Scaling RAG Systems
A RAG system built for a hundred documents behaves very differently once it holds a million documents and serves thousands of users at once. This topic covers what changes as a system grows, and why early design choices matter more than they first appear.
What Breaks First as Data Grows
| Growth Area | Problem at Scale |
|---|---|
| Document count | Search speed slows without proper indexing |
| User traffic | Too many requests overwhelm a single server |
| Update frequency | Constantly changing documents require efficient re-indexing |
A Growing City Analogy
A small town runs fine with a single two-lane road. A booming city with the same single road faces constant traffic jams. The city needs wider roads, multiple routes, and traffic signals to keep moving smoothly. A RAG system needs similar upgrades as its data and traffic grow far beyond its original size.
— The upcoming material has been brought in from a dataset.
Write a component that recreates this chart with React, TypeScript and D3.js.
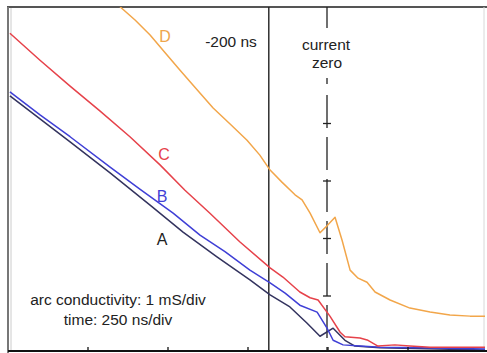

Small Setup vs Scaled Setup
Indexing at Scale
A proper index organizes stored vectors so a search finds close matches without checking every single item one by one. Picture flipping through an entire phone book page by page to find one name, compared to jumping straight to the correct letter section. Good indexing gives search that same instant jump instead of a slow page-by-page crawl.
Handling High Traffic
- Running multiple copies of the search service to share the load.
- Caching frequent questions so repeated queries skip the full search process.
- Separating the search service from the language model service, so each can scale independently.
A Coffee Shop Analogy for Caching
A busy coffee shop pre-brews a large pot during the morning rush instead of making one cup at a time for every order. Caching works the same way, pre-computing answers for extremely common questions instead of running the full search every single time.
Traffic Spread Across Multiple Copies
Keeping Data Fresh at Scale
| Update Approach | Best Fit |
|---|---|
| Full rebuild on a schedule | Content that changes rarely, such as monthly reports |
| Incremental updates for changed items only | Content that changes frequently, such as product listings |
| Real-time updates on every change | Content where freshness is critical, such as live pricing |
A Real-World Scaling Story
A retail company starts with a RAG assistant covering fifty product pages. Growth to fifty thousand products slows the search step noticeably. The company adds proper indexing, splits the search and answer generation into separate services, and adds caching for the most common product questions. Response speed returns to normal even with the much larger catalog.
Key Takeaway for Beginners
Small demo projects rarely reveal scaling problems. Real growth exposes weak points in indexing, traffic handling, and data freshness. Planning for these issues early saves painful rework once a system reaches real production traffic, when fixing the foundation becomes far more disruptive.